- _What needs to be done_
Leave out every picture, then transcribe the rest of the listing exactly.
=== Collected data ===
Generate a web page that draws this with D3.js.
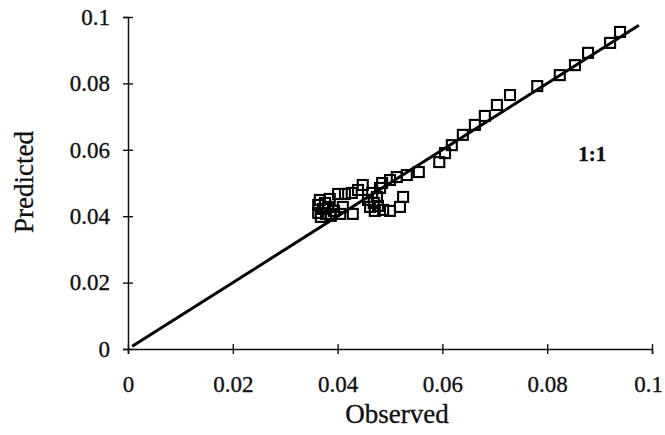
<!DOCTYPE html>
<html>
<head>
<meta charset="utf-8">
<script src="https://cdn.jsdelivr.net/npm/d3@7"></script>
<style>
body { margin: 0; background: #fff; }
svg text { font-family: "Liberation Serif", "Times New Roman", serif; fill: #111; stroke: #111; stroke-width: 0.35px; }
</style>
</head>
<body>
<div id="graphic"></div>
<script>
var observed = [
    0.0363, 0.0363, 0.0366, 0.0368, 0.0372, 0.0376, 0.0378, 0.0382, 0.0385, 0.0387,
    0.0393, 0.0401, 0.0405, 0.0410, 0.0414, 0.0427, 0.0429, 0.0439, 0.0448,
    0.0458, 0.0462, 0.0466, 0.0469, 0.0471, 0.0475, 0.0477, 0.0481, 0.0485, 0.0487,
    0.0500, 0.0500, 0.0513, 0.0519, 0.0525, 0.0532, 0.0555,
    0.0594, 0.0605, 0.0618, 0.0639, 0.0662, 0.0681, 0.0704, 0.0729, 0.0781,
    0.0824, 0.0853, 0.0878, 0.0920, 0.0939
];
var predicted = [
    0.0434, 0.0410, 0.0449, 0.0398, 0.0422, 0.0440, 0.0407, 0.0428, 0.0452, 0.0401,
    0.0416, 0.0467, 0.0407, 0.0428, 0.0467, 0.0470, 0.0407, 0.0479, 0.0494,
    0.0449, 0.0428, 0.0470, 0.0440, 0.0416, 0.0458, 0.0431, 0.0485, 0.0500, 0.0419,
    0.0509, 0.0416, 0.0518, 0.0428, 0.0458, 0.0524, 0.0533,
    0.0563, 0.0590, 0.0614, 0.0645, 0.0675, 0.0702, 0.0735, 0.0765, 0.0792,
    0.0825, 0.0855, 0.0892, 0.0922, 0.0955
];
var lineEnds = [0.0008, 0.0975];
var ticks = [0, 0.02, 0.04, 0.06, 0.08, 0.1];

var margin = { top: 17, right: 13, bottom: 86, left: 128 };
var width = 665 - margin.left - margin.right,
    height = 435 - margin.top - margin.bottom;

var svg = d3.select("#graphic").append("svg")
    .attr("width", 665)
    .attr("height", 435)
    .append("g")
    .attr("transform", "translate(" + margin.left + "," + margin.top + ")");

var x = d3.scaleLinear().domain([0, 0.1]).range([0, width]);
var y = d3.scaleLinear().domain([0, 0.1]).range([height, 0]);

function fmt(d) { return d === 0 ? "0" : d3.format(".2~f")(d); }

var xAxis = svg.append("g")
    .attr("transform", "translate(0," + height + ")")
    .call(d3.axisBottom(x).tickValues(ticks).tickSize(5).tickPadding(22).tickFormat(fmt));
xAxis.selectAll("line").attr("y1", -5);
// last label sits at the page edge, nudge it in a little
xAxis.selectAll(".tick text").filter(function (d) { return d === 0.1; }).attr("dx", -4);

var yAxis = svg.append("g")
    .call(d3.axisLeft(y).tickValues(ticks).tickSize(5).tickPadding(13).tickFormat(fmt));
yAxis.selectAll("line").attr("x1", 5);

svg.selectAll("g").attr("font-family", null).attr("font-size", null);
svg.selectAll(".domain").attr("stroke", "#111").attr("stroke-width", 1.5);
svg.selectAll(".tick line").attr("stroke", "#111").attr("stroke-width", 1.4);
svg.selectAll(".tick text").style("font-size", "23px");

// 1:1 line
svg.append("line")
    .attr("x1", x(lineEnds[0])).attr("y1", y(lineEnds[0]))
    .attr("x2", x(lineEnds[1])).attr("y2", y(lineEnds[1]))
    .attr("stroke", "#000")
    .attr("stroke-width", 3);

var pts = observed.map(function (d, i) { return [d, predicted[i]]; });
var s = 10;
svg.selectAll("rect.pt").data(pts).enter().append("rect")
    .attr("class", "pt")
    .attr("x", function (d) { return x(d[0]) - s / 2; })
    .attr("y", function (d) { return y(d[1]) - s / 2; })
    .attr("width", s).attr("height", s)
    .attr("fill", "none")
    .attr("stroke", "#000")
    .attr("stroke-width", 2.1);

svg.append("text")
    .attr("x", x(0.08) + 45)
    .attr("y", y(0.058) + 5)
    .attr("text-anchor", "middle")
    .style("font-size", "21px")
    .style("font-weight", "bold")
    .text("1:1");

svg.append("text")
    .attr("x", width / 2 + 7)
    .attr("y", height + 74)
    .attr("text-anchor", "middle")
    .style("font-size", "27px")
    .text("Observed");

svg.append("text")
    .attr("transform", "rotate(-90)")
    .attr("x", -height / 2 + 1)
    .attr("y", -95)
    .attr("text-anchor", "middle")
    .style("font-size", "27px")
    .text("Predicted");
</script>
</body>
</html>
===
- _Task solution_
Generate a web page that draws this with D3.js.
<!DOCTYPE html>
<html>
<head>
<meta charset="utf-8">
<script src="https://cdn.jsdelivr.net/npm/d3@7"></script>
<style>
body { margin: 0; background: #fff; }
svg text { font-family: "Liberation Serif", "Times New Roman", serif; fill: #111; stroke: #111; stroke-width: 0.35px; }
</style>
</head>
<body>
<div id="graphic"></div>
<script>
var observed = [
    0.0363, 0.0363, 0.0366, 0.0368, 0.0372, 0.0376, 0.0378, 0.0382, 0.0385, 0.0387,
    0.0393, 0.0401, 0.0405, 0.0410, 0.0414, 0.0427, 0.0429, 0.0439, 0.0448,
    0.0458, 0.0462, 0.0466, 0.0469, 0.0471, 0.0475, 0.0477, 0.0481, 0.0485, 0.0487,
    0.0500, 0.0500, 0.0513, 0.0519, 0.0525, 0.0532, 0.0555,
    0.0594, 0.0605, 0.0618, 0.0639, 0.0662, 0.0681, 0.0704, 0.0729, 0.0781,
    0.0824, 0.0853, 0.0878, 0.0920, 0.0939
];
var predicted = [
    0.0434, 0.0410, 0.0449, 0.0398, 0.0422, 0.0440, 0.0407, 0.0428, 0.0452, 0.0401,
    0.0416, 0.0467, 0.0407, 0.0428, 0.0467, 0.0470, 0.0407, 0.0479, 0.0494,
    0.0449, 0.0428, 0.0470, 0.0440, 0.0416, 0.0458, 0.0431, 0.0485, 0.0500, 0.0419,
    0.0509, 0.0416, 0.0518, 0.0428, 0.0458, 0.0524, 0.0533,
    0.0563, 0.0590, 0.0614, 0.0645, 0.0675, 0.0702, 0.0735, 0.0765, 0.0792,
    0.0825, 0.0855, 0.0892, 0.0922, 0.0955
];
var lineEnds = [0.0008, 0.0975];
var ticks = [0, 0.02, 0.04, 0.06, 0.08, 0.1];

var margin = { top: 17, right: 13, bottom: 86, left: 128 };
var width = 665 - margin.left - margin.right,
    height = 435 - margin.top - margin.bottom;

var svg = d3.select("#graphic").append("svg")
    .attr("width", 665)
    .attr("height", 435)
    .append("g")
    .attr("transform", "translate(" + margin.left + "," + margin.top + ")");

var x = d3.scaleLinear().domain([0, 0.1]).range([0, width]);
var y = d3.scaleLinear().domain([0, 0.1]).range([height, 0]);

function fmt(d) { return d === 0 ? "0" : d3.format(".2~f")(d); }

var xAxis = svg.append("g")
    .attr("transform", "translate(0," + height + ")")
    .call(d3.axisBottom(x).tickValues(ticks).tickSize(5).tickPadding(22).tickFormat(fmt));
xAxis.selectAll("line").attr("y1", -5);
// last label sits at the page edge, nudge it in a little
xAxis.selectAll(".tick text").filter(function (d) { return d === 0.1; }).attr("dx", -4);

var yAxis = svg.append("g")
    .call(d3.axisLeft(y).tickValues(ticks).tickSize(5).tickPadding(13).tickFormat(fmt));
yAxis.selectAll("line").attr("x1", 5);

svg.selectAll("g").attr("font-family", null).attr("font-size", null);
svg.selectAll(".domain").attr("stroke", "#111").attr("stroke-width", 1.5);
svg.selectAll(".tick line").attr("stroke", "#111").attr("stroke-width", 1.4);
svg.selectAll(".tick text").style("font-size", "23px");

// 1:1 line
svg.append("line")
    .attr("x1", x(lineEnds[0])).attr("y1", y(lineEnds[0]))
    .attr("x2", x(lineEnds[1])).attr("y2", y(lineEnds[1]))
    .attr("stroke", "#000")
    .attr("stroke-width", 3);

var pts = observed.map(function (d, i) { return [d, predicted[i]]; });
var s = 10;
svg.selectAll("rect.pt").data(pts).enter().append("rect")
    .attr("class", "pt")
    .attr("x", function (d) { return x(d[0]) - s / 2; })
    .attr("y", function (d) { return y(d[1]) - s / 2; })
    .attr("width", s).attr("height", s)
    .attr("fill", "none")
    .attr("stroke", "#000")
    .attr("stroke-width", 2.1);

svg.append("text")
    .attr("x", x(0.08) + 45)
    .attr("y", y(0.058) + 5)
    .attr("text-anchor", "middle")
    .style("font-size", "21px")
    .style("font-weight", "bold")
    .text("1:1");

svg.append("text")
    .attr("x", width / 2 + 7)
    .attr("y", height + 74)
    .attr("text-anchor", "middle")
    .style("font-size", "27px")
    .text("Observed");

svg.append("text")
    .attr("transform", "rotate(-90)")
    .attr("x", -height / 2 + 1)
    .attr("y", -95)
    .attr("text-anchor", "middle")
    .style("font-size", "27px")
    .text("Predicted");
</script>
</body>
</html>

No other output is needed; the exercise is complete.